### [Information supplied]
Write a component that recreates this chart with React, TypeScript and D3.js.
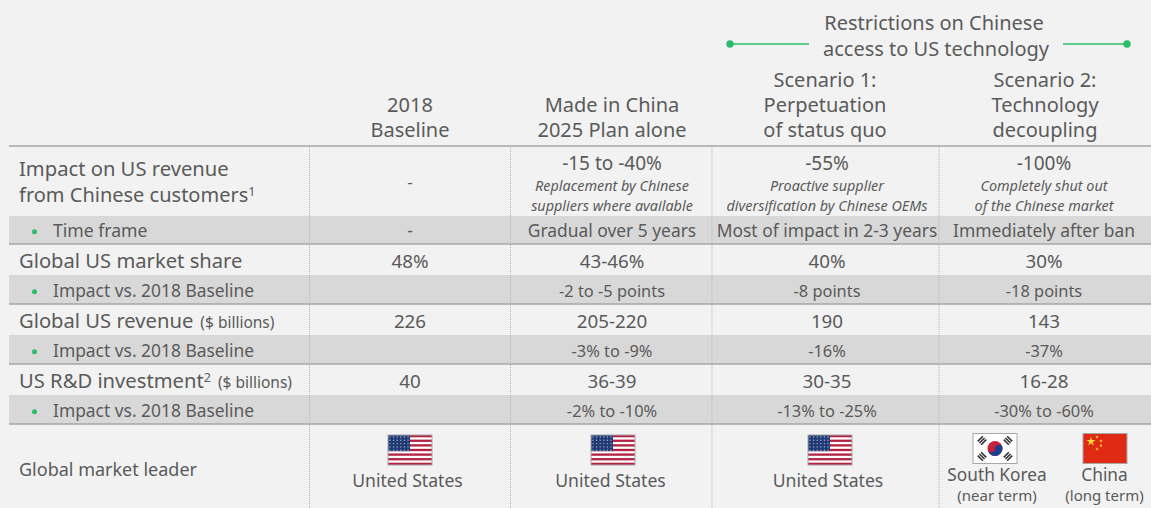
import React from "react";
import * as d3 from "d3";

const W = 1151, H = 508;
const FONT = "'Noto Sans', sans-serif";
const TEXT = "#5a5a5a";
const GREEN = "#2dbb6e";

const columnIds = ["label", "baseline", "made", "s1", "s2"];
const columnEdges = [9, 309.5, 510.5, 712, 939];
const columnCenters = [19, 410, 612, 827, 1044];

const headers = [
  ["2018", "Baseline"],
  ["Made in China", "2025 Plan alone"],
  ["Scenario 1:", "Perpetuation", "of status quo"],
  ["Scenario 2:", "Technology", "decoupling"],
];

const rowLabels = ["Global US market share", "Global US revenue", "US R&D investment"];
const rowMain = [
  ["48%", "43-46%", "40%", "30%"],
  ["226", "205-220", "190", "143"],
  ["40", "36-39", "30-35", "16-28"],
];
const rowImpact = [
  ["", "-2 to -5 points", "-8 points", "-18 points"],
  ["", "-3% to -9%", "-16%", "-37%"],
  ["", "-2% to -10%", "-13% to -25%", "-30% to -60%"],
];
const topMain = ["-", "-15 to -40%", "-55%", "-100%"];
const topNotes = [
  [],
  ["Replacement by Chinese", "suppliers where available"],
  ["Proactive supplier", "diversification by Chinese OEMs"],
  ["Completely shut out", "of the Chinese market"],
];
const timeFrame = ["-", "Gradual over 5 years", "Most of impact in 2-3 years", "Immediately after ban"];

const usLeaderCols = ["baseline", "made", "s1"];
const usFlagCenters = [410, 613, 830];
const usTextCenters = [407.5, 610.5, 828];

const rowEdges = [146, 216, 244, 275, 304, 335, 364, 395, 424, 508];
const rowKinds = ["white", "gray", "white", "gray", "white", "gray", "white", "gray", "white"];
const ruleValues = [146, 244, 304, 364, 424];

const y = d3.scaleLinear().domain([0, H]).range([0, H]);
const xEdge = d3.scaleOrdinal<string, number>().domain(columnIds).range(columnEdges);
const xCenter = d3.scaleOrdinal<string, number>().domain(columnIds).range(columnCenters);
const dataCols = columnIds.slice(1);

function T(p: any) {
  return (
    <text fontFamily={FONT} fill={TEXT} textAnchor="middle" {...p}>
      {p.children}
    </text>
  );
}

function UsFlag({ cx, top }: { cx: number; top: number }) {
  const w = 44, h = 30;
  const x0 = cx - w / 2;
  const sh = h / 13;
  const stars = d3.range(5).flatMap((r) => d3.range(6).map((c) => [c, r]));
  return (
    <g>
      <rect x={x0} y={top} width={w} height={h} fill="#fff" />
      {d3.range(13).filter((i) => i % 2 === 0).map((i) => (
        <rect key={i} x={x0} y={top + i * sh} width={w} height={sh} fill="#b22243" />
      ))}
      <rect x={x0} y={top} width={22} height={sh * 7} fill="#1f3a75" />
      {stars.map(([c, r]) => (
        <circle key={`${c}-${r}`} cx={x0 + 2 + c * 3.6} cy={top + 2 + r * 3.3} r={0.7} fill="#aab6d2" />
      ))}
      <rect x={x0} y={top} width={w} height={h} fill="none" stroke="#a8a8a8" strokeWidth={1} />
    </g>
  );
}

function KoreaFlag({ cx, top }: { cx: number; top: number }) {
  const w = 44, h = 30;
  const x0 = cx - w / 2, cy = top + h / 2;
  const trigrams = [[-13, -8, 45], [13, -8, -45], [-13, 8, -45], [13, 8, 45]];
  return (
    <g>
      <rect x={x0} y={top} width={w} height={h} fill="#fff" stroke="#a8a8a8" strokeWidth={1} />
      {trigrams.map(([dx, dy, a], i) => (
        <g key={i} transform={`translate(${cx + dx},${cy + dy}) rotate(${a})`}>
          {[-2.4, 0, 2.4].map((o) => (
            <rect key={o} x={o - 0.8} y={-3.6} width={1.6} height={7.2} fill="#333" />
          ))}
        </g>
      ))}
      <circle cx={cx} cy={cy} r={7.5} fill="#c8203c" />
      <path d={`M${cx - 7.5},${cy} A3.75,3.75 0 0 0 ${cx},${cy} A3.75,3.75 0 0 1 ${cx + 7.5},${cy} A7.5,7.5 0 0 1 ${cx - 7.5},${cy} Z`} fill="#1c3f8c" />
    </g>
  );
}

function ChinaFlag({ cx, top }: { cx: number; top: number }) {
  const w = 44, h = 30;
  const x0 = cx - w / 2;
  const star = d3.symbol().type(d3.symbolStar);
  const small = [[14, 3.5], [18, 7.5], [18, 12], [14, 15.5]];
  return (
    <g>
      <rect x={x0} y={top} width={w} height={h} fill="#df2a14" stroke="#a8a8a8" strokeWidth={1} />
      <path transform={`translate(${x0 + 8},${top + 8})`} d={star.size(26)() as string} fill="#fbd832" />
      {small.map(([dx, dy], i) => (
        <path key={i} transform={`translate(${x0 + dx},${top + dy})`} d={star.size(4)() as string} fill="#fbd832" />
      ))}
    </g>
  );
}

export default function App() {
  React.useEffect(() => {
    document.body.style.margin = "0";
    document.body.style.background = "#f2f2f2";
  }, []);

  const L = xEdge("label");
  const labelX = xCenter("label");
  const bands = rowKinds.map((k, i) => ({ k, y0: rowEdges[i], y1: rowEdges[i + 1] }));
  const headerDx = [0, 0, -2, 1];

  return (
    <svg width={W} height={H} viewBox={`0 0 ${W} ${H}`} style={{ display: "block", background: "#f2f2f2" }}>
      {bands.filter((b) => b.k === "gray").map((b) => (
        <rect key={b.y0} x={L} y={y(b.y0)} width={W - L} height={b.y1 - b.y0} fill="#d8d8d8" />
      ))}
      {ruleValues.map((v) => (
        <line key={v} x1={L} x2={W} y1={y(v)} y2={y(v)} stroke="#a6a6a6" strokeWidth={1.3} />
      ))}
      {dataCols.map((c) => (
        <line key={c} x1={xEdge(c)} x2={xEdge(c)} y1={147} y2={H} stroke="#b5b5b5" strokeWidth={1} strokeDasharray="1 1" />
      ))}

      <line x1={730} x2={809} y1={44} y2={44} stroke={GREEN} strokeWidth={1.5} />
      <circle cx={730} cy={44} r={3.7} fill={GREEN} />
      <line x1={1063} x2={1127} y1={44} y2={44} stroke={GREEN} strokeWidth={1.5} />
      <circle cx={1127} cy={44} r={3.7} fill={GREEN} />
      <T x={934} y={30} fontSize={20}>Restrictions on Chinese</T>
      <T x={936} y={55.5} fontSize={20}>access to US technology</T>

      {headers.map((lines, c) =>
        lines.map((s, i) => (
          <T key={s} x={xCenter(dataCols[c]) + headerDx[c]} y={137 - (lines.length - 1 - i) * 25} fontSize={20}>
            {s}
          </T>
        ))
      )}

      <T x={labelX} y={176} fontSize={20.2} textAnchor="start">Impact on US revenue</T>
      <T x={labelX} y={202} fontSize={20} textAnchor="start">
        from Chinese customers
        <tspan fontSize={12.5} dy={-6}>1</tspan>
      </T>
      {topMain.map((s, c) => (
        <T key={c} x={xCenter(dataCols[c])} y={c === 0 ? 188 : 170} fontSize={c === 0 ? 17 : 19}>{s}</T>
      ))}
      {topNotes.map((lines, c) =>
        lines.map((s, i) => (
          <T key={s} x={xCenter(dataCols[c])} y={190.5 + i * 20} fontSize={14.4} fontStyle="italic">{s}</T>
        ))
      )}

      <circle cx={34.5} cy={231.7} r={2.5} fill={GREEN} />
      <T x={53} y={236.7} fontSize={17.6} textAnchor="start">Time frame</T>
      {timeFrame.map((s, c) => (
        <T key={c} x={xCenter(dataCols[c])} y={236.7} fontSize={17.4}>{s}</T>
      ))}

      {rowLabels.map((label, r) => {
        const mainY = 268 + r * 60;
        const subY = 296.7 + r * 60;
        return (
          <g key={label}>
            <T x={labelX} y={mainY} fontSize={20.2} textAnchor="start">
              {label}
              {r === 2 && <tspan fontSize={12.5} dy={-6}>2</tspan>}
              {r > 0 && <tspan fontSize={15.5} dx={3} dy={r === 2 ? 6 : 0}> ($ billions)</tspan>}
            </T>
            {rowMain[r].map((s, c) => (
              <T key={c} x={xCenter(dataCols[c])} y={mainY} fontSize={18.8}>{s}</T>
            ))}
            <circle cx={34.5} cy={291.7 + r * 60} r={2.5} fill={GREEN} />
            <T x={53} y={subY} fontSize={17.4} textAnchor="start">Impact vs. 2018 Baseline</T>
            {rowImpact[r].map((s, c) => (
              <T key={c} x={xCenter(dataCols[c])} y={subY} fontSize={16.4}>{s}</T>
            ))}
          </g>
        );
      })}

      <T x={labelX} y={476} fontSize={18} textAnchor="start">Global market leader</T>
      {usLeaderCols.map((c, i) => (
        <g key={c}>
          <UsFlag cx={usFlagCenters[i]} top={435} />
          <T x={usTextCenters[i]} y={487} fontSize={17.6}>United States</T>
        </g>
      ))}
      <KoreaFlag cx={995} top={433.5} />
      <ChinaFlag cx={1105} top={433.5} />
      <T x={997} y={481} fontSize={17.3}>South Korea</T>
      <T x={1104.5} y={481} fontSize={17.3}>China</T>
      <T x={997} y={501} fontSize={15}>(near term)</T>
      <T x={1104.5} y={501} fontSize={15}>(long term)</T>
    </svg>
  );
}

### [Problem description]
Print the data above verbatim from the first line through the line holding "of impact in", leaving every picture out.

### [Task answer]
Write a component that recreates this chart with React, TypeScript and D3.js.
import React from "react";
import * as d3 from "d3";

const W = 1151, H = 508;
const FONT = "'Noto Sans', sans-serif";
const TEXT = "#5a5a5a";
const GREEN = "#2dbb6e";

const columnIds = ["label", "baseline", "made", "s1", "s2"];
const columnEdges = [9, 309.5, 510.5, 712, 939];
const columnCenters = [19, 410, 612, 827, 1044];

const headers = [
  ["2018", "Baseline"],
  ["Made in China", "2025 Plan alone"],
  ["Scenario 1:", "Perpetuation", "of status quo"],
  ["Scenario 2:", "Technology", "decoupling"],
];

const rowLabels = ["Global US market share", "Global US revenue", "US R&D investment"];
const rowMain = [
  ["48%", "43-46%", "40%", "30%"],
  ["226", "205-220", "190", "143"],
  ["40", "36-39", "30-35", "16-28"],
];
const rowImpact = [
  ["", "-2 to -5 points", "-8 points", "-18 points"],
  ["", "-3% to -9%", "-16%", "-37%"],
  ["", "-2% to -10%", "-13% to -25%", "-30% to -60%"],
];
const topMain = ["-", "-15 to -40%", "-55%", "-100%"];
const topNotes = [
  [],
  ["Replacement by Chinese", "suppliers where available"],
  ["Proactive supplier", "diversification by Chinese OEMs"],
  ["Completely shut out", "of the Chinese market"],
];
const timeFrame = ["-", "Gradual over 5 years", "Most of impact in 2-3 years", "Immediately after ban"];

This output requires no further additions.